## DESCRIPTION OF THE TASK
Copy the records below verbatim, from the first line through the line containing "Legend, ReferenceArea, Label", inclusive, and output nothing else.

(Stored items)
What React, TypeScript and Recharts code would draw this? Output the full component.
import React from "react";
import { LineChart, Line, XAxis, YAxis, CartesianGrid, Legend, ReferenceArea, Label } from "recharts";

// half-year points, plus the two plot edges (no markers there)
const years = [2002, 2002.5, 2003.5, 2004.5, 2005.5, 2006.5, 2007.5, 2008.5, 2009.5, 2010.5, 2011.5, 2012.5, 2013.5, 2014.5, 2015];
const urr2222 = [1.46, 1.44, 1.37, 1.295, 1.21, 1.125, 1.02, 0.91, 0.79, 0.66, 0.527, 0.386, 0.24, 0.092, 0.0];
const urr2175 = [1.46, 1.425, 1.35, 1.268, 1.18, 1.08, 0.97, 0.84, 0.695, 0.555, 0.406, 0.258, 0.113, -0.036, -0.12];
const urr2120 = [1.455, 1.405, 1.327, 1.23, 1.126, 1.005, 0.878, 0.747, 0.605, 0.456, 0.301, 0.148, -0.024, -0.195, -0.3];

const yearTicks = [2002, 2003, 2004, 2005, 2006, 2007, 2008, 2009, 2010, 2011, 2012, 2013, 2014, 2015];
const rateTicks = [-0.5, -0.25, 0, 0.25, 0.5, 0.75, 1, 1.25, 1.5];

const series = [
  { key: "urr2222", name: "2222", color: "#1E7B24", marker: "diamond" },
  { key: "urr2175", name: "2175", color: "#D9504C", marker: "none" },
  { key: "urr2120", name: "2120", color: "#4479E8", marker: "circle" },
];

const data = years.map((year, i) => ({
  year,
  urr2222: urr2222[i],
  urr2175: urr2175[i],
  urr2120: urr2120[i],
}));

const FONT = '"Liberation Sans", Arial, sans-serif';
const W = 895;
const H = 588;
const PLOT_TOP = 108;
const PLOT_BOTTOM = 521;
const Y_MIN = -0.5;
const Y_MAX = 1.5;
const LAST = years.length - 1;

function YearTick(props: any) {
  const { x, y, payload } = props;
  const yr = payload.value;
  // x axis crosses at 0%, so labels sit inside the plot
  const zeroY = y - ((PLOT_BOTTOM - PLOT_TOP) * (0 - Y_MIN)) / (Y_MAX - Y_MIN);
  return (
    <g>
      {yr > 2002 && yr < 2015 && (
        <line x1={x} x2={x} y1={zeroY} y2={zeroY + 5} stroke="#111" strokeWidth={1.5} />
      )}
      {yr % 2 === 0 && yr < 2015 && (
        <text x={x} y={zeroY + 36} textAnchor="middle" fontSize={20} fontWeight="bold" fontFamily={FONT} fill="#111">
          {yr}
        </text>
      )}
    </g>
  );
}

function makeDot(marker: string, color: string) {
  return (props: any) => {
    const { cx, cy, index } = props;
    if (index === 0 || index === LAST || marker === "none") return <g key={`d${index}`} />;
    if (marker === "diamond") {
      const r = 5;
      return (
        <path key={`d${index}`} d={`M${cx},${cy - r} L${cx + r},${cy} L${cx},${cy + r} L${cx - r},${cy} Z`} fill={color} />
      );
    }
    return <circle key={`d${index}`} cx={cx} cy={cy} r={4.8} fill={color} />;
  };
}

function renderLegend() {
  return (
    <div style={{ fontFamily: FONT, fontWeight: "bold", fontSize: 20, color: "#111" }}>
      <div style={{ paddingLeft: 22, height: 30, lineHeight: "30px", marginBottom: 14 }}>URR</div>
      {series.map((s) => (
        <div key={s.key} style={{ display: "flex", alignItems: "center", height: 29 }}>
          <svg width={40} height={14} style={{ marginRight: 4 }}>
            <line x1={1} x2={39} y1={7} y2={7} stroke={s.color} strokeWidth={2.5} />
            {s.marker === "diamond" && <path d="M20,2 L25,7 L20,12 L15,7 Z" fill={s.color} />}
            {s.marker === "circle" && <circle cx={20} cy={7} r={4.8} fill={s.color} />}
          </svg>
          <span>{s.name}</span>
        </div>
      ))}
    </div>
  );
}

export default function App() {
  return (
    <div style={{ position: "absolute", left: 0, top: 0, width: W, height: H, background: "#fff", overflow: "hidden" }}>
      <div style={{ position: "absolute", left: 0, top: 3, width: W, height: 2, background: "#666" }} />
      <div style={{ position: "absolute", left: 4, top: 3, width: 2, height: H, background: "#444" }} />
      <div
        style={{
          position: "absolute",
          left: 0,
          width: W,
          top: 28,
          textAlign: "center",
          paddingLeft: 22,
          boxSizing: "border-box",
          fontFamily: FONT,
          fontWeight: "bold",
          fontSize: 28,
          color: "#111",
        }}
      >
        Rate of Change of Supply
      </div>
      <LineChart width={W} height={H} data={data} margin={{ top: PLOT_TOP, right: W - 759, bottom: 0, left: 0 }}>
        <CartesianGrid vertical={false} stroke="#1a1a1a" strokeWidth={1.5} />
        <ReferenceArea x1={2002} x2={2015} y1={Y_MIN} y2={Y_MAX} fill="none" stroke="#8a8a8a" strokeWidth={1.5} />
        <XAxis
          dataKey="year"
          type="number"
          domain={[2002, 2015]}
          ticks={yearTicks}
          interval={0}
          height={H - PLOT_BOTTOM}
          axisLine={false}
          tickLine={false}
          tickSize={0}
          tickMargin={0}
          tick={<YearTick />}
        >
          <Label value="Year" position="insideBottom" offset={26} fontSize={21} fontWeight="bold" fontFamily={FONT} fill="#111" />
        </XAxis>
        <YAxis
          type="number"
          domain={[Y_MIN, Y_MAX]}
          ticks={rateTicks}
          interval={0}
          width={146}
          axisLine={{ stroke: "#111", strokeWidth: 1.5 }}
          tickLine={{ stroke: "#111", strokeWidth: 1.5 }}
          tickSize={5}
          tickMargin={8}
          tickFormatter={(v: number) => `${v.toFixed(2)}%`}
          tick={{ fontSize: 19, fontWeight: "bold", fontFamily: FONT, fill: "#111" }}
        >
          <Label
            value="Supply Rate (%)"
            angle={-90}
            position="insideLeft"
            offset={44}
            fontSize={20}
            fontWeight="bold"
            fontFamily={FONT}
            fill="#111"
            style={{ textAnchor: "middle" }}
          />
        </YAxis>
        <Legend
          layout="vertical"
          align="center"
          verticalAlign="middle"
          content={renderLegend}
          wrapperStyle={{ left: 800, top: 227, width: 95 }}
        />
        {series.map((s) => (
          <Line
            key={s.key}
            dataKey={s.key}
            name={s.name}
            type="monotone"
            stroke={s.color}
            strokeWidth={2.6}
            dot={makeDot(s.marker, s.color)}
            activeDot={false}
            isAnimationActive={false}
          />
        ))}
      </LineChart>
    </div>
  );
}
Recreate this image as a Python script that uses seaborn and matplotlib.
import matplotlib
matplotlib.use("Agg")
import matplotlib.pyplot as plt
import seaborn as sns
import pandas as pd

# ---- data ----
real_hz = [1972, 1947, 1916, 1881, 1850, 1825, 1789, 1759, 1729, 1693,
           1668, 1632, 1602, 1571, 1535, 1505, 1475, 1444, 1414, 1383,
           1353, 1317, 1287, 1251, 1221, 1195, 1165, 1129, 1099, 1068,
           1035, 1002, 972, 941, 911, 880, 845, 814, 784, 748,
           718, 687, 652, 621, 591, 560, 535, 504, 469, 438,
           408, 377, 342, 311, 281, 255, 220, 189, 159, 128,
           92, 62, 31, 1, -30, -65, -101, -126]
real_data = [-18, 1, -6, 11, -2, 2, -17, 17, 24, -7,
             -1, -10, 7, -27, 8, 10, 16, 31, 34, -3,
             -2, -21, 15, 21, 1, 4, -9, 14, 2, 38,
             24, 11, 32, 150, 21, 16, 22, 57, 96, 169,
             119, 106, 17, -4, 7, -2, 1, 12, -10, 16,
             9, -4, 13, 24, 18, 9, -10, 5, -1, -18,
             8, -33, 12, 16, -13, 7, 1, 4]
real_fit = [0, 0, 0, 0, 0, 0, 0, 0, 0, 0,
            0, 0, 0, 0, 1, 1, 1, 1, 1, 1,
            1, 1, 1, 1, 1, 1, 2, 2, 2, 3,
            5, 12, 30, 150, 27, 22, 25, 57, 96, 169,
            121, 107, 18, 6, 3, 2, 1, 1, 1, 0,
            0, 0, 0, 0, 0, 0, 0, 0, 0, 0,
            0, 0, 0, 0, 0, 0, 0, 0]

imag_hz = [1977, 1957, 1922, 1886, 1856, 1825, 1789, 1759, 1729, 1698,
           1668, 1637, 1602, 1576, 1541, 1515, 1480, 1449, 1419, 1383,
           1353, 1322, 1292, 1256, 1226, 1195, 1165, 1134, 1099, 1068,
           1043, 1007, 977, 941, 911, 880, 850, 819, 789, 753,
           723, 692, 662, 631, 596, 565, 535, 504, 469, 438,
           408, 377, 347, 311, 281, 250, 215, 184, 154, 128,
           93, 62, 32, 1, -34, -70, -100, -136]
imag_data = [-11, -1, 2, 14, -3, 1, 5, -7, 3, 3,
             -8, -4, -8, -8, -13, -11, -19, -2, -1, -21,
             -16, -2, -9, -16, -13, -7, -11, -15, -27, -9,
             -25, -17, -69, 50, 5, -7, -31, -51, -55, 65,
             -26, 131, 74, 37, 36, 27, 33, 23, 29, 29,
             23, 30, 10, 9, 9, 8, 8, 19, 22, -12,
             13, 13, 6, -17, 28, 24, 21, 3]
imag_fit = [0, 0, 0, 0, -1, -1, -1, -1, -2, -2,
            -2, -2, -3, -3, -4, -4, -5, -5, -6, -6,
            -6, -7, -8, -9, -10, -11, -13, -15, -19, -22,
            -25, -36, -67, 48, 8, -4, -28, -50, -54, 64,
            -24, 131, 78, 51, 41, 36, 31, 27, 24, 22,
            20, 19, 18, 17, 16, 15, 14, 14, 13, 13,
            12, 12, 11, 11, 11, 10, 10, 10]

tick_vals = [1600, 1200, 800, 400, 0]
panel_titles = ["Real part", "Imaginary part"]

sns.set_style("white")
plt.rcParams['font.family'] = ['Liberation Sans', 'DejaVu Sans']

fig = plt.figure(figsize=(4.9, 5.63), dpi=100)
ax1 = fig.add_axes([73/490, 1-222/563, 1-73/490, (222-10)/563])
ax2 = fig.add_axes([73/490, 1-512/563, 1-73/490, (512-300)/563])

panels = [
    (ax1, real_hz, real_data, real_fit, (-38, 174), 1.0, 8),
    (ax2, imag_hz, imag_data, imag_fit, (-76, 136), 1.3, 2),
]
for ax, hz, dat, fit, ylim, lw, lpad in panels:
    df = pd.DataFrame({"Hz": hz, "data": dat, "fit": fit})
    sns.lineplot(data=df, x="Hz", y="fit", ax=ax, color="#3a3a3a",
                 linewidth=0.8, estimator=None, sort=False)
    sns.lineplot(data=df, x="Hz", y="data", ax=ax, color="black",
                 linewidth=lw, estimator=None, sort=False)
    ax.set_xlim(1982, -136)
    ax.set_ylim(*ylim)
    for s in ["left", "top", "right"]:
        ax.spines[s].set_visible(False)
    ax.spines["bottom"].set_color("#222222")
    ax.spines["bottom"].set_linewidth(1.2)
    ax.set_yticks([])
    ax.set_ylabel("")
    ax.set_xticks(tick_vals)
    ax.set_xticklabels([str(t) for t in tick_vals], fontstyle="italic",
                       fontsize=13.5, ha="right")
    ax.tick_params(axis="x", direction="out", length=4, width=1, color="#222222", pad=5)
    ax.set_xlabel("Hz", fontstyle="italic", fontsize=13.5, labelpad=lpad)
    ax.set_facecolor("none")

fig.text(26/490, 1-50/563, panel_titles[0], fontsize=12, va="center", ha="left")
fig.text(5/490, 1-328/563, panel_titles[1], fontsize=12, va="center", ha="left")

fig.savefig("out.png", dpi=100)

## ANSWER TO THE TASK
What React, TypeScript and Recharts code would draw this? Output the full component.
import React from "react";
import { LineChart, Line, XAxis, YAxis, CartesianGrid, Legend, ReferenceArea, Label } from "recharts";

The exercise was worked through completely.